The ingredient, discovered by Ryoji Kanno, a chemistry professor at the Tokyo Institute of Technology, and his colleagues is also expected to improve battery performance.
Their findings were announced by the university on July 14.
Lithium-ion batteries typically use a liquid known as the electrolyte as one of its ingredients.
As electrolytes contain flammable substances, there is a risk of leakage or catching fire. Because of that, products powered by lithium-ion batteries are sometimes prohibited from being brought onto airplanes.
The all-solid-state battery does not use any liquid materials, so it can ensure a high level of safety.

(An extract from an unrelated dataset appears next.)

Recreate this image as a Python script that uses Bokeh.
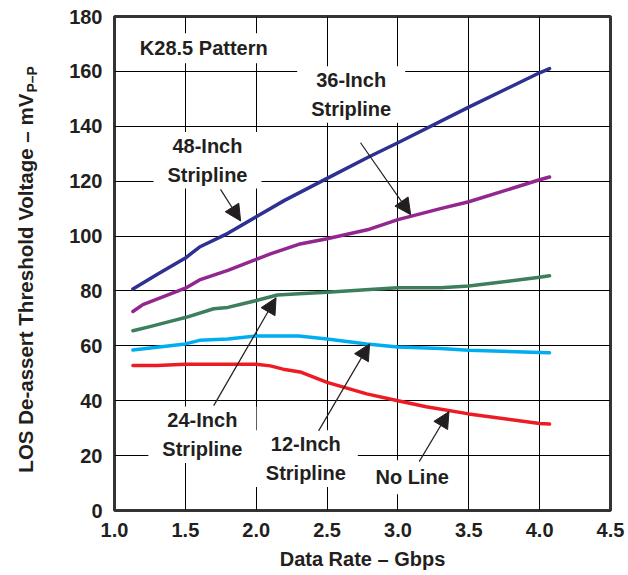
import math
from bokeh.plotting import figure
from bokeh.layouts import row
from bokeh.models import Range1d, FixedTicker, Label, Arrow, NormalHead, CustomJSTickFormatter
from bokeh.core.properties import value
from bokeh.embed import file_html
from bokeh.resources import INLINE

# ---- data ----
x_48 = [1.13, 1.3, 1.5, 1.6, 1.8, 2.0, 2.2, 2.5, 2.8, 3.0, 3.5, 4.0, 4.07]
y_48 = [80.7, 86.0, 92.0, 96.0, 101.0, 107.0, 113.0, 121.0, 129.0, 134.0, 147.0, 159.5, 161.0]

x_36 = [1.13, 1.2, 1.3, 1.5, 1.6, 1.8, 2.0, 2.1, 2.3, 2.5, 2.8, 3.0, 3.3, 3.5, 4.0, 4.07]
y_36 = [72.5, 75.0, 77.0, 81.0, 84.0, 87.5, 91.5, 93.5, 97.0, 99.0, 102.5, 106.0, 110.0, 112.5, 120.5, 121.5]

x_24 = [1.13, 1.25, 1.4, 1.5, 1.7, 1.8, 2.0, 2.15, 2.3, 2.5, 2.8, 3.0, 3.3, 3.5, 4.0, 4.07]
y_24 = [65.5, 67.0, 69.0, 70.3, 73.5, 74.0, 76.5, 78.5, 79.0, 79.5, 80.5, 81.2, 81.2, 81.8, 85.0, 85.5]

x_12 = [1.13, 1.3, 1.5, 1.6, 1.8, 2.0, 2.3, 2.5, 2.78, 3.0, 3.3, 3.5, 4.0, 4.07]
y_12 = [58.5, 59.5, 60.7, 62.0, 62.5, 63.6, 63.6, 62.5, 60.7, 59.6, 59.0, 58.4, 57.6, 57.5]

x_no = [1.13, 1.3, 1.5, 2.0, 2.1, 2.19, 2.31, 2.5, 2.78, 3.0, 3.2, 3.5, 4.0, 4.07]
y_no = [52.8, 52.8, 53.3, 53.3, 52.7, 51.5, 50.5, 46.7, 42.5, 40.0, 37.8, 35.2, 31.7, 31.5]

x_ticks = [1.0, 1.5, 2.0, 2.5, 3.0, 3.5, 4.0, 4.5]
y_ticks = [0, 20, 40, 60, 80, 100, 120, 140, 160, 180]

series = [
    (x_48, y_48, "#2e3192"),
    (x_36, y_36, "#92278f"),
    (x_24, y_24, "#3d7f5c"),
    (x_12, y_12, "#00aeef"),
    (x_no, y_no, "#ed1c24"),
]

TXT = "#231f20"
FONT = "Liberation Sans"

# ---- narrow figure holding the y-axis title (with subscript) ----
# its frame is aligned with the main chart's frame, so it shares the y scale 0..180
TW, H = 50, 575
tfig = figure(width=TW, height=H, output_backend="svg", toolbar_location=None,
              x_range=Range1d(0, TW), y_range=Range1d(0, 180),
              min_border_left=0, min_border_right=0, min_border_top=16, min_border_bottom=65)
tfig.axis.visible = False
tfig.grid.visible = False
tfig.outline_line_color = None
tfig.text(x=[25], y=[13.8], text=["LOS De-assert Threshold Voltage – mV"], angle=math.pi / 2,
          text_align="left", text_baseline="middle", text_font=value(FONT),
          text_font_style="bold", text_font_size="20.5px", text_color=TXT)
tfig.text(x=[31], y=[152.3], text=["P–P"], angle=math.pi / 2,
          text_align="left", text_baseline="middle", text_font=value(FONT),
          text_font_style="bold", text_font_size="14px", text_color=TXT)

# ---- main chart ----
p = figure(width=628 - TW, height=H, output_backend="svg", toolbar_location=None,
           x_range=Range1d(1.0, 4.5), y_range=Range1d(0, 180),
           min_border_left=114 - TW, min_border_right=18, min_border_top=16, min_border_bottom=65)

p.outline_line_color = "#333333"
p.outline_line_width = 3

for ax in (p.xaxis[0], p.yaxis[0]):
    ax.axis_line_color = None
    ax.major_tick_line_color = None
    ax.minor_tick_line_color = None
    ax.major_tick_out = 0
    ax.major_tick_in = 0
    ax.major_label_text_font = FONT
    ax.major_label_text_font_style = "bold"
    ax.major_label_text_font_size = "20px"
    ax.major_label_text_color = TXT
    ax.major_label_standoff = 12

p.xaxis.ticker = FixedTicker(ticks=x_ticks)
p.yaxis.ticker = FixedTicker(ticks=y_ticks)
p.xaxis.formatter = CustomJSTickFormatter(code="return tick.toFixed(1);")
p.yaxis.formatter = CustomJSTickFormatter(code="return tick.toFixed(0);")

p.xaxis.axis_label = "Data Rate – Gbps"
p.xaxis.axis_label_text_font = FONT
p.xaxis.axis_label_text_font_style = "bold"
p.xaxis.axis_label_text_font_size = "20px"
p.xaxis.axis_label_text_color = TXT
p.xaxis.axis_label_standoff = 8

p.xgrid.grid_line_color = "black"
p.ygrid.grid_line_color = "black"
p.xgrid.grid_line_width = 1
p.ygrid.grid_line_width = 1

for xs, ys, c in series:
    p.line(xs, ys, line_color=c, line_width=3.5, line_cap="round", line_join="round")


def note(x, y, txt, padx=14, pady=3):
    lab = Label(x=x, y=y, text=txt, text_align="center", text_baseline="middle",
                text_font=FONT, text_font_style="bold", text_font_size="20px",
                text_color=TXT, text_line_height=1.3,
                background_fill_color="white",
                padding=dict(left=padx, right=padx, top=pady, bottom=pady))
    p.add_layout(lab)


note(1.63, 168.4, "K28.5 Pattern", padx=4, pady=4)
note(1.656, 127.6, "48-Inch\nStripline")
note(2.67, 151.6, "36-Inch\nStripline")
note(1.62, 27.6, "24-Inch\nStripline")
note(2.35, 18.9, "12-Inch\nStripline", padx=12)
note(3.10, 12.1, "No Line", padx=10, pady=6)

arrows = [
    (1.748, 117.0, 1.89, 105.5),
    (2.736, 134.0, 3.09, 107.8),
    (1.70, 38.2, 2.14, 77.5),
    (2.44, 29.0, 2.80, 60.7),
    (3.15, 17.8, 3.36, 36.0),
]
for xs, ys, xe, ye in arrows:
    p.add_layout(Arrow(x_start=xs, y_start=ys, x_end=xe, y_end=ye,
                       line_color=TXT, line_width=1.2,
                       end=NormalHead(size=16, fill_color=TXT, line_color=TXT)))

layout = row(tfig, p)
open("out.html", "w").write(file_html(layout, INLINE))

Although it is more difficult to allow electricity to pass through solid bodies than fluid, Kanno and his colleagues in 2011 succeeded in developing a solid electrolyte material, whose ionic conductivity is as high as that of liquid electrolyte.
But the material was made up of pricey rare metals.
The recently found ingredient for all-solid-state batteries was developed by combining cheap materials, such as tin and silicon, but its performance is as high as liquid electrolytes at room temperature.
Costs to make batteries using the new easier-to-process material are expected to be less than one-third those of ones based on rare metals.
“It (the new material) can ensure a high level of safety and will be able to be used for various purposes, such as electric cars,” said Kanno.